N.C. Gen. Stat. § 1A-1, Rule 55(a) (2004). The entry of default is interlocutory in nature and is not a final judicial action. StateEmployees' Credit Union, Inc. v. Gentry, 75 N.C. App. 260, 265, 330 S.E.2d 645, 648 (1985); Whaley v. Rhodes, 10 N.C. App. 109, 111, 177 S.E.2d 735, 736 (1970). Generally, there is no right to appeal from an interlocutory order. See N.C. Gen. Stat. § 1A-1, Rule 54(b) (2004); Veazey v. City of Durham, 231 N.C. 357, 362, 57 S.E.2d 377, 381 (1950).
    Southlake contends that this case is immediately appealable pursuant to section 1-277(b) of the North Carolina General Statutes. Section 1-277(b) states that “[a]ny interested party shall have the right of immediate appeal from an adverse ruling as to the jurisdiction of the court over the person or property of the defendant[.]” N.C. Gen. Stat. § 1-277(b).
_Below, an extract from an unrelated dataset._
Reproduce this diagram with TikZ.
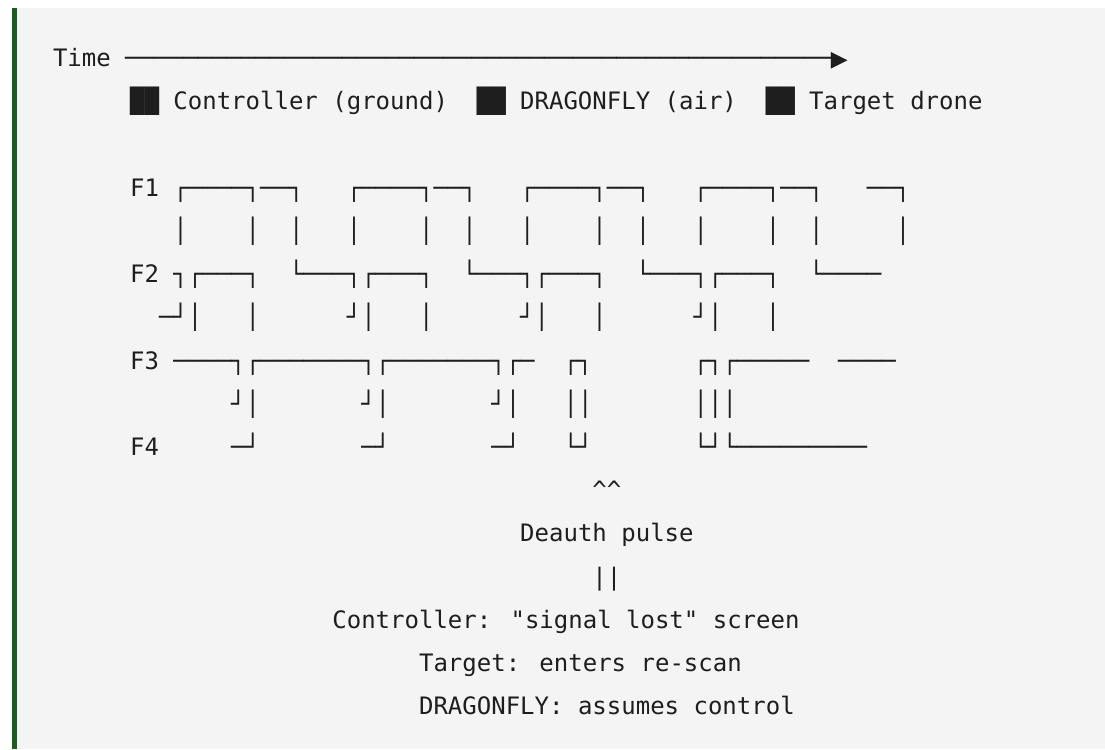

Here, Southlake challenged the sufficiency of the service of process pursuant to Rule 12(b)(5) of the North Carolina Rules of Civil Procedure. Our Supreme Court has previously held that section 1-277(b) does not apply to challenges to sufficiency of service of process. Love, 305 N.C. at 581, 291 S.E.2d at 146; Cook v. Cinocca, 122 N.C. App. 642, 644, 471 S.E.2d 108, 109 (1996); Sigman v. R.R. Tydings, Inc., 59 N.C. App. 346, 347-48, 296 S.E.2d 659, 660 (1982).
    The order from which Southlake seeks appeal is interlocutory and there exists no statutory right to immediate appeal. Accordingly, we dismiss the appeal as premature ex mero motu. Love, 305 N.C. at 577, 291 S.E.2d at 144 (“The threshold question which should have been considered by the Court of Appeals, although not presented to that court, was whether an immediate appeal lies from the trial court's orders.”)
    Dismissed.
    Judges HUDSON and STEELMAN concur.